Data pipeline: Mapping data flow from collection to analysis for organizational insights. Source, process, deliver for analytics efficiency.
Database vs Schema vs Table

Database: Organized collection of related data, like a file cabinet for storing information.
Schema: Blueprint defining structure and organization within a database.
Table: Grid-like structure within a schema, where data is stored in rows and columns.
ETL And ELT

ETL (Extract, Transform, Load): Traditional approach where data is extracted from various sources, transformed to fit into the target schema, and then loaded into the destination.
ELT (Extract, Load, Transform): Newer approach where data is first loaded into the target system, then transformed within the system itself, often leveraging the power of modern data warehouses.
Data Lake vs Data warehouse vs Data Mart

Data Lake: Unstructured repository for diverse data types, preserving raw format.
Data Warehouse: Centralized, structured storage optimized for analytics and reporting.
Data Mart: Tailored subsets of data warehouse, focused on specific business areas.
Batch vs Stream
Processing

Batch Processing: Handling large volumes of data at scheduled intervals, ideal for complex computations
and historical analysis.
Stream Processing: Real-time data processing, analyzing data as it arrives, suitable for immediate insights and actions.
Data Quality

Data quality ensures accuracy, completeness, and reliability of data for informed decision-making.

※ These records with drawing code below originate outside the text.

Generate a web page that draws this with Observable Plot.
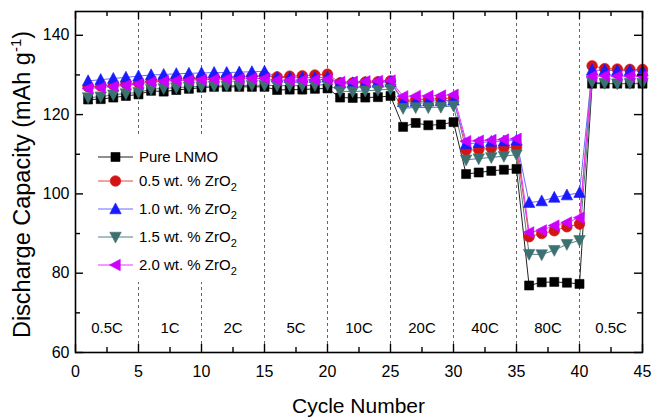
<!DOCTYPE html>
<html><head><meta charset="utf-8">
<script src="https://cdn.jsdelivr.net/npm/d3@7"></script>
<script src="https://cdn.jsdelivr.net/npm/@observablehq/plot@0.6"></script>
<style>body{margin:0;background:#fff}#chart svg{display:block}</style>
</head><body><div id="chart"></div>
<script>
// ---- data ----
const cycles = d3.range(1, 46);
const pureLNMO = [123.8,123.9,124.3,124.7,125.1, 126.0,125.8,126.2,126.5,126.8, 127.0,127.0,127.0,127.0,127.0, 126.2,126.3,126.3,126.5,126.6, 124.3,124.2,124.3,124.4,124.7, 116.9,117.9,117.3,117.5,118.1, 105.0,105.4,105.8,106.1,106.3, 76.9,77.7,77.8,77.6,77.3, 127.8,127.8,127.8,127.8,127.8];
const zr05 = [127.0,127.2,127.5,127.8,128.0, 128.5,128.8,129.0,129.0,129.2, 129.3,129.4,129.5,129.6,129.8, 129.5,129.7,129.8,130.0,130.2, 128.0,128.0,128.2,128.3,128.5, 123.5,123.8,123.9,124.0,124.2, 111.0,111.2,111.5,111.7,111.8, 89.2,90.0,90.7,91.7,92.4, 132.3,131.6,131.5,131.4,131.4];
const zr10 = [128.5,128.8,129.1,129.4,129.7, 130.0,130.1,130.3,130.4,130.5, 130.6,130.6,130.7,130.8,130.9, 129.4,129.3,129.3,129.3,129.4, 127.9,128.0,128.1,128.1,128.2, 123.2,123.3,123.4,123.5,123.6, 112.6,112.9,113.2,113.3,113.5, 97.8,98.2,99.1,99.7,100.3, 131.2,131.2,131.1,131.1,131.0];
const zr15 = [124.3,124.5,125.0,125.3,125.6, 126.4,126.6,126.8,127.0,127.1, 127.2,127.3,127.3,127.4,127.4, 127.3,127.3,127.3,127.4,127.6, 125.9,125.8,126.0,126.2,126.4, 121.6,121.8,121.8,121.9,122.2, 108.6,108.9,109.2,109.5,109.9, 84.8,84.7,85.8,87.3,88.3, 128.2,127.9,127.8,127.9,127.9];
const zr20 = [126.6,126.8,127.1,127.4,127.7, 128.2,128.4,128.6,128.7,128.8, 128.9,129.0,129.0,129.1,129.1, 128.7,128.7,128.7,128.8,128.9, 128.2,128.3,128.4,128.5,128.6, 124.6,124.7,124.7,124.8,125.0, 113.3,113.4,113.6,113.7,113.9, 90.3,90.8,92.0,92.8,94.0, 129.7,129.8,129.7,129.7,129.7];
const seriesLabels = ["Pure LNMO", "0.5 wt. % ZrO", "1.0 wt. % ZrO", "1.5 wt. % ZrO", "2.0 wt. % ZrO"];
const seriesSubs = ["", "2", "2", "2", "2"];
const rateLabels = ["0.5C","1C","2C","5C","10C","20C","40C","80C","0.5C"];
const rateBounds = [0,5,10,15,20,25,30,35,40,45];
const dividers = [5,10,15,20,25,30,35,40];
const xTicks = [0,5,10,15,20,25,30,35,40,45];
const xMinor = [2.5,7.5,12.5,17.5,22.5,27.5,32.5,37.5,42.5];
const yTicks = [60,80,100,120,140];
const yMinor = [70,90,110,130];

// ---- symbols ----
const symSquare = {draw(c,s){const r=Math.sqrt(s/Math.PI),h=0.85*r;c.moveTo(-h,-h);c.lineTo(h,-h);c.lineTo(h,h);c.lineTo(-h,h);c.closePath();}};
const symCircle = {draw(c,s){const r=Math.sqrt(s/Math.PI);c.moveTo(r,0);c.arc(0,0,r,0,2*Math.PI);}};
const symUp = {draw(c,s){const r=Math.sqrt(s/Math.PI);c.moveTo(0,-1.15*r);c.lineTo(1.08*r,0.9*r);c.lineTo(-1.08*r,0.9*r);c.closePath();}};
const symDown = {draw(c,s){const r=Math.sqrt(s/Math.PI);c.moveTo(0,1.15*r);c.lineTo(1.08*r,-0.9*r);c.lineTo(-1.08*r,-0.9*r);c.closePath();}};
const symLeft = {draw(c,s){const r=Math.sqrt(s/Math.PI);c.moveTo(-1.15*r,0);c.lineTo(0.9*r,-1.08*r);c.lineTo(0.9*r,1.08*r);c.closePath();}};

const series = [
  {vals: pureLNMO, fill:"#000000", line:"#222222", sym: symSquare},
  {vals: zr05, fill:"#d41414", line:"#e04848", sym: symCircle},
  {vals: zr10, fill:"#1a1aff", line:"#6a6aff", sym: symUp},
  {vals: zr15, fill:"#3d7171", line:"#4f8080", sym: symDown},
  {vals: zr20, fill:"#cc00ff", line:"#ee33ff", sym: symLeft}
];

const W = 654, H = 418, mL = 75, mR = 12, mT = 11, mB = 66;
const PW = W - mL - mR, PH = H - mT - mB;
const rateMid = rateLabels.map((t,i)=>({t, x:(rateBounds[i]+rateBounds[i+1])/2}));

const marks = [
  Plot.ruleX(dividers, {x: d=>d, stroke:"#666", strokeWidth:1, strokeDasharray:"3,3"}),
  Plot.text(rateMid, {x:"x", text:"t", frameAnchor:"bottom", dy:-20, fontSize:15, fill:"#000"})
];
series.forEach(s => {
  const rows = cycles.map((c,i)=>({cycle:c, v:s.vals[i]}));
  marks.push(Plot.line(rows, {x:"cycle", y:"v", stroke:s.line, strokeWidth:1}));
});
series.forEach(s => {
  const rows = cycles.map((c,i)=>({cycle:c, v:s.vals[i]}));
  marks.push(Plot.dot(rows, {x:"cycle", y:"v", symbol:s.sym, r:5.3, fill:s.fill, stroke:s.fill, strokeWidth:0.6}));
});
marks.push(
  Plot.tickX(xTicks, {x:d=>d, insetTop:PH-8, stroke:"#000", strokeWidth:1.4}),
  Plot.tickX(xMinor, {x:d=>d, insetTop:PH-5, stroke:"#000", strokeWidth:1.4}),
  Plot.tickX(xTicks, {x:d=>d, insetBottom:PH-8, stroke:"#000", strokeWidth:1.4}),
  Plot.tickX(xMinor, {x:d=>d, insetBottom:PH-5, stroke:"#000", strokeWidth:1.4}),
  Plot.tickY(yTicks, {y:d=>d, insetRight:PW-8, stroke:"#000", strokeWidth:1.4}),
  Plot.tickY(yMinor, {y:d=>d, insetRight:PW-5, stroke:"#000", strokeWidth:1.4}),
  Plot.tickY(yTicks, {y:d=>d, insetLeft:PW-8, stroke:"#000", strokeWidth:1.4}),
  Plot.tickY(yMinor, {y:d=>d, insetLeft:PW-5, stroke:"#000", strokeWidth:1.4}),
  Plot.axisX(xTicks, {tickSize:0, tickPadding:13, fontSize:16, label:null}),
  Plot.axisY(yTicks, {tickSize:0, tickPadding:6, fontSize:16, label:null}),
  Plot.frame({stroke:"#000", strokeWidth:1.6})
);

const plot = Plot.plot({
  width:W, height:H, marginLeft:mL, marginRight:mR, marginTop:mT, marginBottom:mB,
  x:{domain:[0,45]}, y:{domain:[60,146]},
  style:{fontFamily:"'Liberation Sans', Arial, sans-serif", fontSize:"16px", color:"#000", background:"#fff"},
  marks
});
document.getElementById("chart").appendChild(plot);

// ---- legend & titles ----
const svg = d3.select(plot);
const lg = svg.append("g").attr("font-family","'Liberation Sans', Arial, sans-serif");
lg.append("rect").attr("x",95).attr("y",136).attr("width",160).attr("height",146).attr("fill","#fff");
const rowsY = [157,181,209,237,265];
series.forEach((s,i)=>{
  const y = rowsY[i];
  lg.append("line").attr("x1",98).attr("x2",133).attr("y1",y).attr("y2",y).attr("stroke",s.line).attr("stroke-width",1.2);
  lg.append("path").attr("d", d3.symbol(s.sym, Math.PI*5.3*5.3)()).attr("transform",`translate(115.5,${y})`).attr("fill",s.fill).attr("stroke",s.fill).attr("stroke-width",0.6);
  const t = lg.append("text").attr("x",139).attr("y",y).attr("dy","0.36em").attr("text-anchor","start").attr("font-size",15).attr("fill","#000").text(seriesLabels[i]);
  if (seriesSubs[i]) t.append("tspan").attr("dy",5).attr("font-size",11).text(seriesSubs[i]);
});
svg.append("text").attr("x", mL + PW/2).attr("y", 413).attr("text-anchor","middle")
  .attr("font-family","'Liberation Sans', Arial, sans-serif").attr("font-size",21).attr("fill","#000").text("Cycle Number");
const yt = svg.append("text").attr("transform",`translate(30,${mT+PH/2+3}) rotate(-90)`).attr("text-anchor","middle")
  .attr("font-family","'Liberation Sans', Arial, sans-serif").attr("font-size",23.5).attr("fill","#000").text("Discharge Capacity (mAh g");
yt.append("tspan").attr("dy",-9).attr("font-size",15).text("-1");
yt.append("tspan").attr("dy",9).text(")");
</script></body></html>
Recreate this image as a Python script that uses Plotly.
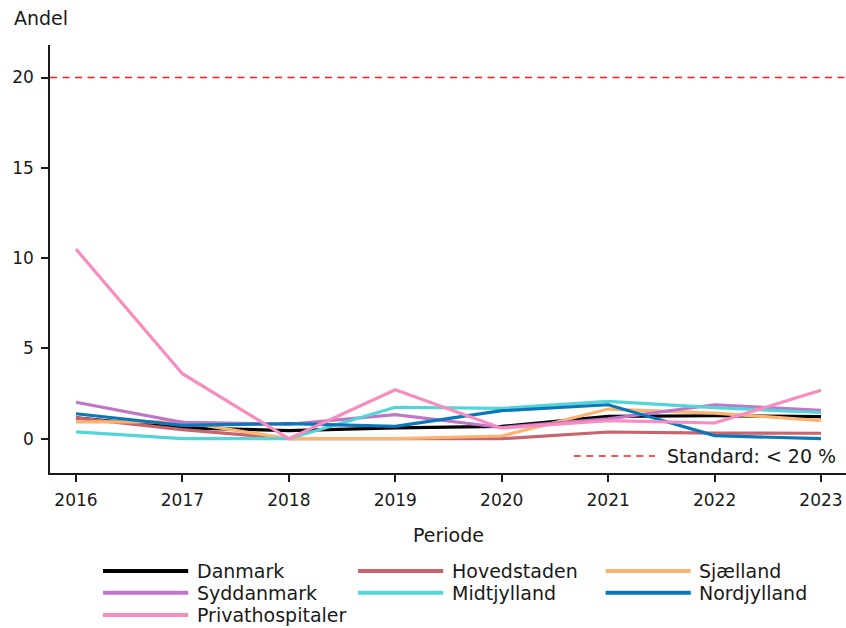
import plotly.graph_objects as go

years = [2016, 2017, 2018, 2019, 2020, 2021, 2022, 2023]

danmark = [1.15, 0.6, 0.45, 0.6, 0.68, 1.24, 1.27, 1.22]
hovedstaden = [1.15, 0.5, 0.0, 0.0, 0.0, 0.37, 0.31, 0.3]
sjaelland = [0.93, 0.93, 0.0, 0.0, 0.15, 1.64, 1.42, 1.0]
syddanmark = [2.02, 0.9, 0.8, 1.33, 0.62, 1.1, 1.88, 1.57]
midtjylland = [0.38, 0.0, 0.0, 1.74, 1.68, 2.07, 1.72, 1.45]
nordjylland = [1.38, 0.74, 0.83, 0.68, 1.55, 1.88, 0.17, 0.0]
privathospitaler = [10.5, 3.6, 0.0, 2.71, 0.58, 1.0, 0.87, 2.68]

serier = [
    ("Danmark", danmark, "#000000"),
    ("Hovedstaden", hovedstaden, "#c9636e"),
    ("Sjælland", sjaelland, "#fbb36f"),
    ("Syddanmark", syddanmark, "#c076c6"),
    ("Midtjylland", midtjylland, "#52d5d8"),
    ("Nordjylland", nordjylland, "#0a78b8"),
    ("Privathospitaler", privathospitaler, "#f98cbf"),
]

standard = 20
FONT = "DejaVu Sans"
RED = "#ff1a1a"

fig = go.Figure()
for navn, vaerdier, farve in serier:
    fig.add_trace(go.Scatter(
        x=years, y=vaerdier, name=navn, mode="lines",
        line=dict(color=farve, width=3.2), showlegend=False,
    ))

# standard-linje
fig.add_shape(type="line", xref="paper", x0=0, x1=1, yref="y", y0=standard, y1=standard,
              line=dict(color=RED, width=1.6, dash="7px,5.5px"))

# egen legende (3 kolonner)
kol_x = [0.0666, 0.387, 0.698]
raekke_y = [-0.229, -0.280, -0.332]
for i, (navn, _, farve) in enumerate(serier):
    kx = kol_x[i % 3]
    ry = raekke_y[i // 3]
    fig.add_shape(type="line", xref="paper", yref="paper", x0=kx, x1=kx + 0.107, y0=ry, y1=ry,
                  line=dict(color=farve, width=4))
    fig.add_annotation(text=navn, xref="paper", yref="paper", x=kx + 0.115, y=ry,
                       xanchor="left", yanchor="middle", showarrow=False,
                       font=dict(size=19, color="#1a1a1a"))

# standard-legende
fig.add_shape(type="line", xref="paper", yref="paper", x0=0.658, x1=0.760, y0=0.0397, y1=0.0397,
              line=dict(color=RED, width=1.6, dash="7px,5.5px"))
fig.add_annotation(text="Standard: < 20 %", xref="paper", yref="paper", x=0.773, y=0.0397,
                   xanchor="left", yanchor="middle", showarrow=False,
                   font=dict(size=19, color="#1a1a1a"))

fig.add_annotation(text="Andel", xref="paper", yref="paper", x=-0.0477, y=1.063,
                   xanchor="left", yanchor="middle", showarrow=False,
                   font=dict(size=19, color="#1a1a1a"))
fig.add_annotation(text="Periode", xref="paper", yref="paper", x=0.5, y=-0.145,
                   xanchor="center", yanchor="middle", showarrow=False,
                   font=dict(size=19, color="#1a1a1a"))

fig.update_layout(
    width=846, height=628,
    margin=dict(l=50, r=0, t=45, b=155),
    plot_bgcolor="white", paper_bgcolor="white",
    font=dict(family=FONT, size=17, color="#1a1a1a"),
    showlegend=False,
    xaxis=dict(range=[2015.756, 2023.235], tickmode="array", tickvals=years,
               showgrid=False, zeroline=False, showline=True, linecolor="#1a1a1a",
               linewidth=1.6, ticks="outside", ticklen=7, tickwidth=1.6,
               tickcolor="#1a1a1a", ticklabelstandoff=4),
    yaxis=dict(range=[-1.9, 21.8], tickvals=[0, 5, 10, 15, 20],
               showgrid=False, zeroline=False, showline=True, linecolor="#1a1a1a",
               linewidth=1.6, ticks="outside", ticklen=7, tickwidth=1.6,
               tickcolor="#1a1a1a", ticklabelstandoff=4),
)

# fjern sidens standard body-margin, så figuren fylder vinduet præcist
fig.write_html("out.html",
               config={"displayModeBar": False},
               post_script="document.body.style.margin='0';document.body.style.overflow='hidden';")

It involves maintaining consistency, relevance, and timeliness within datasets through governance, management, and cleansing processes.
Data Modelling

Data modeling: Designing the structure and relationships of data to facilitate efficient storage, retrieval, and analysis, typically represented through diagrams or schemas.
Data Orchestration

Data Orchestration: Coordinating and automating the flow of data across systems, processes, and environments to ensure seamless integration, transformation, and delivery.
Data Lineage

Data lineage traces the path of data from its origin to its destination, including any transformations along the way. It provides transparency and insight into data’s journey, helping ensure accuracy, compliance and trust in data processes.
Git

Git is a Version control system for tracking changes in code, facilitating collaboration and project management. Utilizes branches and commits to manage code history and team workflows.